Desde que Oswald Spengler publicó los dos volúmenes de La decadencia de Occidente (1918 y 1922), sobre nosotros pesa la conciencia de un ocaso anunciado, tema ampliado por su gran discípulo Arnold Toynbee. En su análisis del nacimiento, florecimiento y declive de las civilizaciones todo apuntaba a que la occidental había entrado en fase terminal. Para estos historiadores cada cultura representa una cosmovisión ó weltanschauung propia que la define y distingue de las demás. Spengler calificaba la cultura occidental como ‘fáustica’. La historia de Fausto incluye un pacto con el diablo por el que este personaje ambicioso renuncia a la integridad moral para alcanzar el máximo de poder, placer y éxito mundanos. Y, a juzgar por lo que estamos presenciando, la realización colectiva, obsesiva y acelerada de estos mismo fines desprende, a pesar de sus suntuosos perfumes, un olor cada vez más fuerte a azufre. Para Spengler la naturaleza orgánica de toda cultura implicaba una última fase esclerótica a la que denominaba civilización y que, a su ver, en nuestra era moderna la caracterizaban el imperialismo, el progreso tecnológico y la sociedad de masas, cuya defunción y fosilización pronosticaba a partir del 2000, o sea justamente por estas fechas.

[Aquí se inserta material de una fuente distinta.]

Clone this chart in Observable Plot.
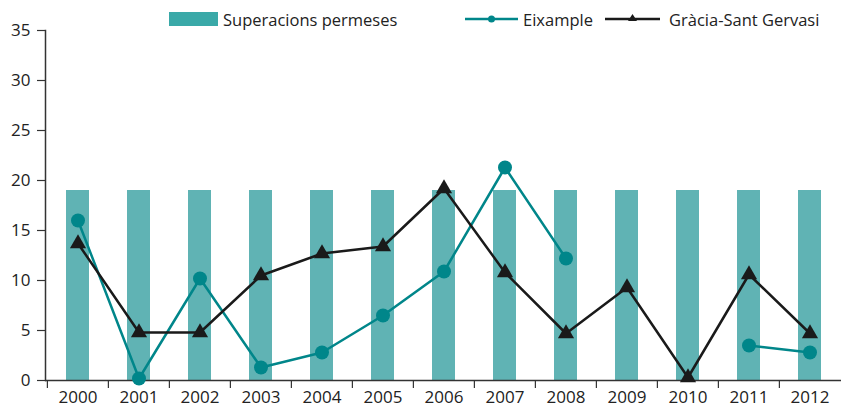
<!DOCTYPE html>
<html><head><meta charset="utf-8">
<script src="https://cdn.jsdelivr.net/npm/d3@7"></script>
<script src="https://cdn.jsdelivr.net/npm/@observablehq/plot@0.6"></script>
<style>
body{margin:0;background:#fff;}
#wrap{position:relative;width:845px;height:408px;font-family:"Open Sans",sans-serif;color:#333;overflow:hidden;}
#chart{position:absolute;left:0;top:0;}
.lg{position:absolute;top:8px;height:22px;display:flex;align-items:center;font-size:16.5px;color:#222;white-space:nowrap;}
.lg svg{display:block;margin-right:4px;}
</style></head><body>
<div id="wrap"><div id="chart"></div>
<div class="lg" style="left:169px"><svg width="50" height="16"><rect x="0" y="1" width="49" height="14" fill="#3aa9a8"/></svg><span>Superacions permeses</span></div>
<div class="lg" style="left:465px"><svg width="54" height="16"><line x1="0" x2="53" y1="8" y2="8" stroke="#00868a" stroke-width="2.5"/><circle cx="26.5" cy="8" r="3.5" fill="#00868a"/></svg><span>Eixample</span></div>
<div class="lg" style="left:605px"><svg width="60" height="16"><line x1="0" x2="55" y1="8" y2="8" stroke="#1a1a1a" stroke-width="2.5"/><path d="M27.5,3 L32,10 L23,10 Z" fill="#1a1a1a"/></svg><span>Gràcia-Sant Gervasi</span></div>
</div>
<script>
const years = ["2000","2001","2002","2003","2004","2005","2006","2007","2008","2009","2010","2011","2012"];
const permeses = [19,19,19,19,19,19,19,19,19,19,19,19,19];
const eixample = [16,0.2,10.2,1.3,2.8,6.5,10.9,21.3,12.2,null,null,3.5,2.8];
const gracia = [13.7,4.8,4.8,10.5,12.7,13.4,19.2,10.8,4.7,9.3,0.3,10.6,4.7];
const yTicks = [0,5,10,15,20,25,30,35];

const W = 845, H = 408, mL = 45, mR = 4, mT = 30, mB = 28;
const bw = (W - mL - mR) / years.length;

const rows = years.map((y, i) => ({year: y, permeses: permeses[i], eixample: eixample[i], gracia: gracia[i]}));

const chart = Plot.plot({
  width: W, height: H,
  marginLeft: mL, marginRight: mR, marginTop: mT, marginBottom: mB,
  style: {fontFamily: "Open Sans, sans-serif", fontSize: "17px", color: "#333", background: "transparent"},
  x: {type: "band", domain: years, padding: 0, axis: null, label: null},
  y: {domain: [0, 35], axis: null, label: null},
  marks: [
    Plot.barY(rows, {x: "year", y: "permeses", fill: "#60b3b4", insetLeft: 19, insetRight: 19}),
    Plot.ruleY([0], {stroke: "#333", strokeWidth: 1.5}),
    Plot.frame({anchor: "left", stroke: "#333", strokeWidth: 1.5}),
    Plot.axisX({tickSize: 8, text: null, label: null, dx: -bw / 2, stroke: "#333", strokeWidth: 1.2}),
    Plot.axisX({tickSize: 0, tickPadding: 10, label: null, fill: "#222"}),
    Plot.axisY({ticks: yTicks, tickSize: 8, tickPadding: 7, label: null, stroke: "#333", strokeWidth: 1.2, fill: "#222"}),
    Plot.line(rows, {x: "year", y: "eixample", stroke: "#00868a", strokeWidth: 2.5}),
    Plot.dot(rows.filter(d => d.eixample != null), {x: "year", y: "eixample", r: 7, fill: "#00868a"}),
    Plot.line(rows, {x: "year", y: "gracia", stroke: "#1a1a1a", strokeWidth: 2.5}),
    Plot.dot(rows, {x: "year", y: "gracia", symbol: "triangle", r: 6, fill: "#1a1a1a"})
  ]
});
document.getElementById("chart").appendChild(chart);
</script>
</body></html>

Citando el ejemplo clásico del imperio romano, Toynbee argumentaba que las culturas nacen y se desarrollan como respuesta a los retos a los que se enfrentan sus sociedades originarias. Este desarrollo cultural estaría capitaneado por ‘minorías creativas’ que inspiran la emulación y adhesión colectivas, liberando sus energías emprendedoras. Toynbee consideraba que la decadencia de las civilizaciones se debe a una escisión entre las élites y el proletariado interno, al perder aquellas su creatividad y pasar a ser minorías dominantes, consolidando su poder con la creación de un imperio. Este régimen imperial extingue la libertad política y se mantiene a la fuerza. El pueblo, sintiéndose oprimido y alienado, se refugia en el arcaísmo, el futurismo, el estoicismo, o en visiones trascendentes de la realidad. Partiendo de esta última tendencia, el proletariado interno genera una nueva religión universal que sobrevive a la ruina de la civilización y sirve de base a una nueva cultura. Mientras tanto, el proletariado externo, sumido en la pobreza y la barbarie, aspira a acceder al progreso y bienestar del mundo civilizado, por lo que al decaer éste se adentra en sus dominios y contribuye a su hundimiento definitivo.
Tal vez sea posible otro desenlace, pero la concordancia entre la actualidad y ese pronóstico catastrófico es tal que uno se teme lo peor. Las élites dirigentes han dejado de ser creativas y se han convertido en entes dominantes empeñados en mantener su poder dentro de un marco geopolítico global. Aunque se suscriban a una ideología democrática, todo apunta a que no nos representan, pues siguen el guion mefistofélico de su adhesión amoral al poder y el dinero, hasta el punto de justificar la explotación y el genocidio. Las respuestas fascistas, futuristas, estoicas y visionarias ante la decadencia están a la vista. Como por casualidad, el proletariado interno, que somos todos los demás, parece ser el último reducto de la ética universal, que es lo único que puede sobrevivir a la debacle que las élites violentas están propiciando con su voluntad maquiavélica. Y ahí está el proletariado externo, que ya no son los bárbaros bávaros sino las víctimas multitudinarias del imperio que se avalanzan desesperadas contra las alambradas. La crónica de nuestra época es la de una muerte anunciada, pues su decadencia ya estaba implícita en el pacto siniestro de su origen. O sea que la historia no es lineal sino cíclica. Y se seguirá repitiendo mientras no abandonemos esos valores amorales y siniestros. Por lo que la forma de evitar una nueva Edad Media acaso sea mantener los baremos éticos y quitarnos democráticamente a esas élites fáusticas y funestas de encima cuanto antes. Oremus.